I think the 18.4 ft-lb. may be inch lbs but there have always been issue with snapped plugs and these motors can run with very minimal torque on the plugs confirmed with 25+ years of minimal torque.

My son made a solution for the ballast but hes in college now and only makes them during the summer


For the boat wrap I have them use larger materiel and cover past the water line and over the tower this protects against UV fading, that happened to my 2005 . But before wrapping hang some Damp rid and put them in the storage areas and release the gate shift servo . Then while stored at least once a month grab the rudder and move it back and forth and move the shift buckets up and down, these were released before the boat is wrapped. Check for holes in the shrink wrap and no zipper door they leak. In the spring I have carefully cut the shrink wrap off and re used it for a cover that is 100% water proof, not much more work than the mooring cover and the mooring will last longer.
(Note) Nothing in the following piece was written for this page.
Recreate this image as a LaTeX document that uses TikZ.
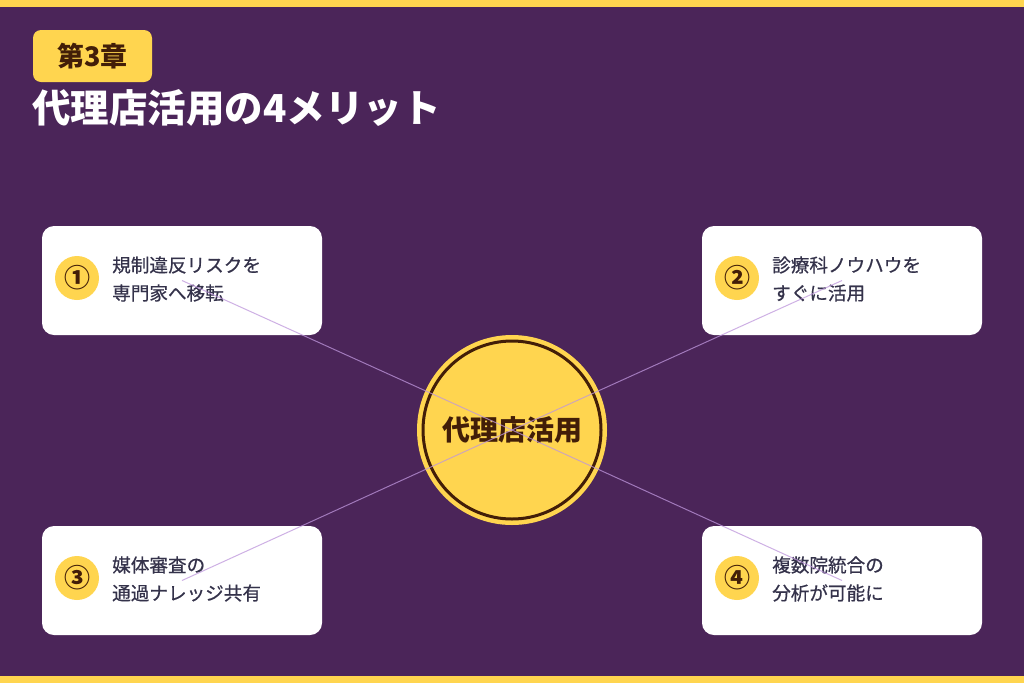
\documentclass[tikz,border=0pt]{standalone}
\usepackage{fontspec}
\usepackage{xcolor}
\usepackage{tikz}
\newfontfamily\jp{Noto Sans CJK JP}
\newfontfamily\jpmed[FakeBold=0.6]{Noto Sans CJK JP}
\definecolor{bgpurple}{RGB}{75, 37, 89}
\definecolor{sunyellow}{RGB}{255, 213, 79}
\definecolor{darkbrown}{RGB}{66, 30, 8}
\definecolor{slatetext}{RGB}{52, 50, 74}
\definecolor{lilac}{RGB}{190, 150, 220}

\begin{document}
\begin{tikzpicture}[x=1pt, y=-1pt,
    card/.style={rectangle, rounded corners=12pt, fill=white, minimum width=280pt, minimum height=109pt},
    num/.style={circle, fill=sunyellow, minimum size=44pt, inner sep=0pt, text=darkbrown,
                font=\jp\bfseries\fontsize{26}{26}\selectfont},
    cardtext/.style={anchor=west, align=left, text=slatetext, inner sep=0pt,
                     font=\jpmed\fontsize{18.6}{28}\selectfont},
    link/.style={draw=lilac, line width=1pt, opacity=0.75}
]
    % Fond et bandes
    \fill[bgpurple] (0,0) rectangle (1024,683);
    \useasboundingbox (0,0) rectangle (1024,683);
    \fill[sunyellow] (0,0) rectangle (1024,7);
    \fill[sunyellow] (0,676) rectangle (1024,683);

    % En-tete
    \node[rectangle, rounded corners=8pt, fill=sunyellow, minimum width=119pt, minimum height=52pt,
          text=darkbrown, font=\jp\bfseries\fontsize{27}{27}\selectfont] (badge) at (92.5,56) {第3章};
    \node[anchor=west, inner sep=0pt, text=white, font=\jp\bfseries\fontsize{38.5}{38.5}\selectfont]
        (title) at (32,108) {代理店活用の4メリット};

    % Centre
    \node[circle, fill=sunyellow, minimum size=190pt, inner sep=0pt] (hub) at (512,430) {};
    \draw[darkbrown, line width=3pt] (hub.center) circle (89);
    \node[text=darkbrown, font=\jp\bfseries\fontsize{28}{28}\selectfont] (hublabel) at (hub.center) {代理店活用};

    % Cartes
    \node[card] (card1) at (182,280.5) {};
    \node[card] (card2) at (842,280.5) {};
    \node[card] (card3) at (182,580.5) {};
    \node[card] (card4) at (842,580.5) {};

    \node[num] (num1) at (77,278) {①};
    \node[num] (num2) at (737,278) {②};
    \node[num] (num3) at (77,578) {③};
    \node[num] (num4) at (737,578) {④};

    \node[cardtext] (text1) at (112,279) {規制違反リスクを\\専門家へ移転};
    \node[cardtext] (text2) at (772,279) {診療科ノウハウを\\すぐに活用};
    \node[cardtext] (text3) at (112,579) {媒体審査の\\通過ナレッジ共有};
    \node[cardtext] (text4) at (772,579) {複数院統合の\\分析が可能に};

    % Liens
    \draw[link] (card1.center) -- (hub.center);
    \draw[link] (card2.center) -- (hub.center);
    \draw[link] (card3.center) -- (hub.center);
    \draw[link] (card4.center) -- (hub.center);
\end{tikzpicture}
\end{document}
If your in salt water spray every bolt on the trailer with fluid film and the leaf springs this blocks out most of the oxygen in the formula for rust. Rusting process requires both the elements of oxygen and water.

Another awesome season on the water
 
@Cambo - excellent suggestions - all added, thank you. 242XE M.M states 18.4 ft.lb. torque for spark plugs.

I read the posts about your son's ballast jumper cable and would have already requested one, but saw your recent post that he's away. School first! Consider me on the waiting list.

Yeah, the fogging seems to be a trade-off between preserving the spray and blowing out the water. I suppose with help, someone could spray while another blips throttles and kills the motor. I'm trying (and failing) not to over-think this - lol.

I am curious to know - do you fold your tower for shrink wrapping?
 
Don't overthink it, you can run the motors for quite a few seconds after you turn the water off before you have any worries about overheating.
 
It's not overheating it's that the fogging oil burns off
 
It's not overheating it's that the fogging oil burns off
Right Im saying you can turn the water off, blip plenty to get the water out and then fog again before shutting off and it's not an issue. At least with the boats you don't have to worry about water in the waterbox like the skis.